▶ [AIM OF THE EXERCISE]
Scan the material below for the string "Reproduce", and copy every line where it shows up.

▶ [GIVEN ENTRIES]
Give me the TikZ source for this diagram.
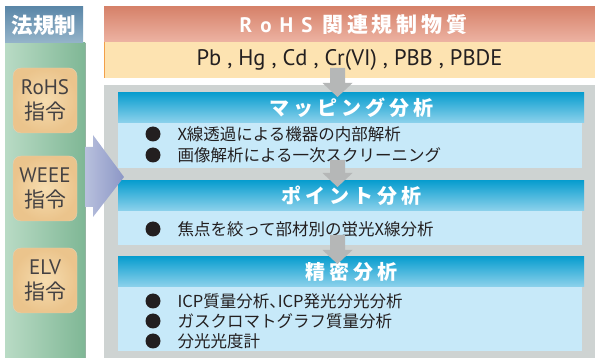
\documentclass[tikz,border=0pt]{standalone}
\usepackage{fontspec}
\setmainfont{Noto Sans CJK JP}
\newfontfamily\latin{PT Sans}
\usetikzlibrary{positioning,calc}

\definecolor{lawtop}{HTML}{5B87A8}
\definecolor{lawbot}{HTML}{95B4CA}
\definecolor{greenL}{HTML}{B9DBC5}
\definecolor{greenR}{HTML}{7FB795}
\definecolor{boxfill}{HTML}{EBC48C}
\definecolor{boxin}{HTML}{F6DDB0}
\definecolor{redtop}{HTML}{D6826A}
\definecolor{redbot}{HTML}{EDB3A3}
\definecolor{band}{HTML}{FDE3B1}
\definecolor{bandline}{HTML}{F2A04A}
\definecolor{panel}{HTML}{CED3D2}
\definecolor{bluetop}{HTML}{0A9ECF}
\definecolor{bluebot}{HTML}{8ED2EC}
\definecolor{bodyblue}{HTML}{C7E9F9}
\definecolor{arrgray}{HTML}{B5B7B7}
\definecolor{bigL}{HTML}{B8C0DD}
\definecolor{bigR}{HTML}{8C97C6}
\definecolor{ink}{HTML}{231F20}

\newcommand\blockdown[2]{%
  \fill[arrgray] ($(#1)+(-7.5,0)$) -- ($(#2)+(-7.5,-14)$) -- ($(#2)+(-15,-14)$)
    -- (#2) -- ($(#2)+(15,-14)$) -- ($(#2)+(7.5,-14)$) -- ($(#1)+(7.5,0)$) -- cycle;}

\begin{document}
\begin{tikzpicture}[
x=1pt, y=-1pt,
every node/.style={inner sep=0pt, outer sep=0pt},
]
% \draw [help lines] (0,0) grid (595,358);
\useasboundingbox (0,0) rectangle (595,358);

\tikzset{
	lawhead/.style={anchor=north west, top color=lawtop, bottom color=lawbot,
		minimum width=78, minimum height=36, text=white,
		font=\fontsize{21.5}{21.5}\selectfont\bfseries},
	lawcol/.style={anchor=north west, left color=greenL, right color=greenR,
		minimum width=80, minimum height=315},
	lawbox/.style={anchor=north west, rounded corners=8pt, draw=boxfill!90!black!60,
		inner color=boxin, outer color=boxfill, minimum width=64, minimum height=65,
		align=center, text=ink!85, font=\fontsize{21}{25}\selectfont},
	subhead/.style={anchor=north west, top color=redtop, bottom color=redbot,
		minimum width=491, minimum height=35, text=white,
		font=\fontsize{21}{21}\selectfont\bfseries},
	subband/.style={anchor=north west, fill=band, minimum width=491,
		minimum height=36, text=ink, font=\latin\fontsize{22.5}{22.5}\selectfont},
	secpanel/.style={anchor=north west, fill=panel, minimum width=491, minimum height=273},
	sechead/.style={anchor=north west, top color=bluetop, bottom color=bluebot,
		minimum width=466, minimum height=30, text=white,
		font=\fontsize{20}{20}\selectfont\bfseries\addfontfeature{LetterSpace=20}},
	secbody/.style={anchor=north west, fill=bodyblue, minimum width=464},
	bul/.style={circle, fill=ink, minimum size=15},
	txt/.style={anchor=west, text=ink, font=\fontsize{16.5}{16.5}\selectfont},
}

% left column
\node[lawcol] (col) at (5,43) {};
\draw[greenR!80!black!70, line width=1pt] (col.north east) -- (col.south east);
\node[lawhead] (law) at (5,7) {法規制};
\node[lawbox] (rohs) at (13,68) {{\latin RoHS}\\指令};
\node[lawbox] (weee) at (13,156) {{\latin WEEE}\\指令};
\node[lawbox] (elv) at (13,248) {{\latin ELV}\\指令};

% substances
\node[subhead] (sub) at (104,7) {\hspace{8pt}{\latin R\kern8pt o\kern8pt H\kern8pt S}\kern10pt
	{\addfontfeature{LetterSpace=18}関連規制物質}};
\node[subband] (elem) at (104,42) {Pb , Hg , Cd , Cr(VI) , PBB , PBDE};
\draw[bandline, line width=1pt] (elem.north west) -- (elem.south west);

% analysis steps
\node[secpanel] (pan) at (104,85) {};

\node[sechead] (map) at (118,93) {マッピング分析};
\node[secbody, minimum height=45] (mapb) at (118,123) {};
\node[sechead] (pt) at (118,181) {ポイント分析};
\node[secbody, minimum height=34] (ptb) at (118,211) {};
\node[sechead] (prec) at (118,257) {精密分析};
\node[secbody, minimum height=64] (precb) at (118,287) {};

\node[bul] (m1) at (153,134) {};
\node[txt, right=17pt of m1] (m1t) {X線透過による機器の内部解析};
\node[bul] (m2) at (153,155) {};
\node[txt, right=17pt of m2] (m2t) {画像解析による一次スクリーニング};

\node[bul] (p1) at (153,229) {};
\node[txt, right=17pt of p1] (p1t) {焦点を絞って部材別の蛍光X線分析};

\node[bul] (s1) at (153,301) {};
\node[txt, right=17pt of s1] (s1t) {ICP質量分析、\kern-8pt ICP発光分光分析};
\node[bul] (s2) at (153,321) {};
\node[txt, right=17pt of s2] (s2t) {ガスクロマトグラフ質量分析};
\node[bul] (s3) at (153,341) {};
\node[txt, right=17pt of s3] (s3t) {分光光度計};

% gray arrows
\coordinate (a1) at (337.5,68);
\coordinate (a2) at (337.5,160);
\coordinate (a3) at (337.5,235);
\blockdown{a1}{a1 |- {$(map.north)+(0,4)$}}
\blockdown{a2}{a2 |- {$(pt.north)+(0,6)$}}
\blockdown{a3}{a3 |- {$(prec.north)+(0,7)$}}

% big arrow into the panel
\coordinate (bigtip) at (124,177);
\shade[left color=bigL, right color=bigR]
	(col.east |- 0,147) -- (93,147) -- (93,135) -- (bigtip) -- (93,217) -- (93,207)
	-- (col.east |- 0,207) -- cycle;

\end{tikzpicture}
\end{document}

---

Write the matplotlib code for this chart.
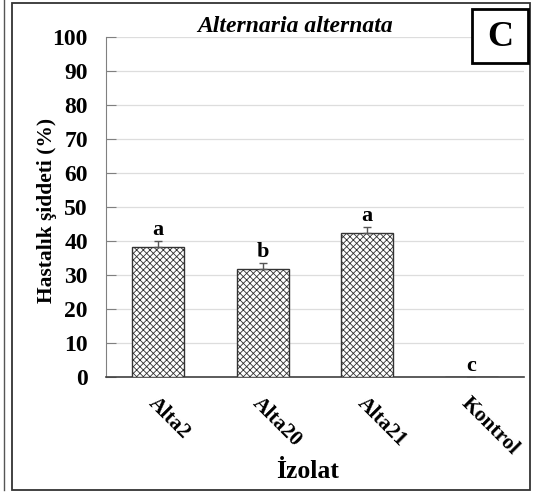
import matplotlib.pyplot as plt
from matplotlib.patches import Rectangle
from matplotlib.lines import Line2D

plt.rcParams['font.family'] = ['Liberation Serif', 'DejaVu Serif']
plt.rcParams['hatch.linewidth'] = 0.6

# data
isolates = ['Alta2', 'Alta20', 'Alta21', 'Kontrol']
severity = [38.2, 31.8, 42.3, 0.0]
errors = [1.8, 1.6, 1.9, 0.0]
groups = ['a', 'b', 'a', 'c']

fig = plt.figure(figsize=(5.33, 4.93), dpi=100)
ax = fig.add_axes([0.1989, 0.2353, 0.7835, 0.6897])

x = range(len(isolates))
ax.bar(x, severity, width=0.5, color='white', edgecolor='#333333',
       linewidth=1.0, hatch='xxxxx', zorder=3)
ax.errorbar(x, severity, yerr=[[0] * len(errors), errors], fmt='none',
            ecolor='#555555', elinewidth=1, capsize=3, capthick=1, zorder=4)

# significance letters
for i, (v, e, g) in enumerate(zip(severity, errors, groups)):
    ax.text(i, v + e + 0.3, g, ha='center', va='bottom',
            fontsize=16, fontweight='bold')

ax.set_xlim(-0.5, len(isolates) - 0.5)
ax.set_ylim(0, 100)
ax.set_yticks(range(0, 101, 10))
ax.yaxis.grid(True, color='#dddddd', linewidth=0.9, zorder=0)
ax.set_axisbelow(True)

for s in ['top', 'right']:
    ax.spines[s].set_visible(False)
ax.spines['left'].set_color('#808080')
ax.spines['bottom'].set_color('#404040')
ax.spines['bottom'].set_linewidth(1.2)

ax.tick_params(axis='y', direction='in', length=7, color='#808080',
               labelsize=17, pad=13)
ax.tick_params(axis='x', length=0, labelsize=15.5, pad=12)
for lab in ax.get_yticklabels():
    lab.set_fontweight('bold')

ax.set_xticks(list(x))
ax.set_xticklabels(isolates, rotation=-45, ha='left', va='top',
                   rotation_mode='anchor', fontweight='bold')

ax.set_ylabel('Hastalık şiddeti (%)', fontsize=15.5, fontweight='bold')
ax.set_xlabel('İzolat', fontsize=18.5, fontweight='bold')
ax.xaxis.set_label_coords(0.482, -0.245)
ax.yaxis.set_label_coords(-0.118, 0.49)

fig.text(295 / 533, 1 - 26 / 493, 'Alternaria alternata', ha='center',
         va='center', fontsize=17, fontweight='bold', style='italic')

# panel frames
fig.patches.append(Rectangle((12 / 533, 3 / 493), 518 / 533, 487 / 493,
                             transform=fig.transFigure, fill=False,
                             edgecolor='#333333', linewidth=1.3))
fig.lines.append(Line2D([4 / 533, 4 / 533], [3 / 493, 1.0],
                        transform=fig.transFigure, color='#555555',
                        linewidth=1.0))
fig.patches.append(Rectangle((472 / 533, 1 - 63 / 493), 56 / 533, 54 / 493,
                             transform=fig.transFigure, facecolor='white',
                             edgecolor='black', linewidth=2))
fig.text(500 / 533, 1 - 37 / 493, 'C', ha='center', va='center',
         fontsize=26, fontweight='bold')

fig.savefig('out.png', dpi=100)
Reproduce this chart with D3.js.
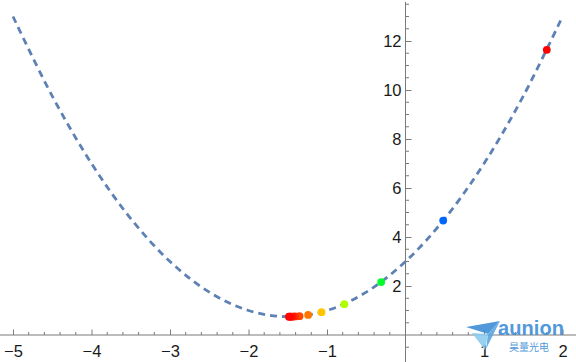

--

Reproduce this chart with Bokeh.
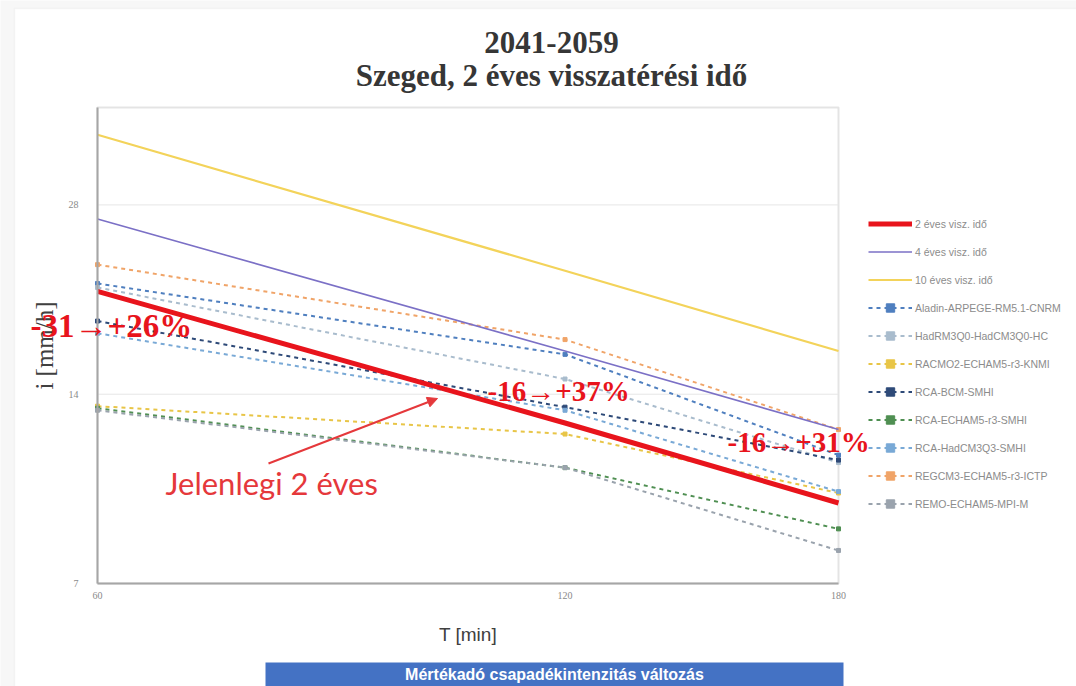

▶ [REPLY TO THE EXERCISE]
Reproduce this chart with D3.js.
Reproduce this chart with Bokeh.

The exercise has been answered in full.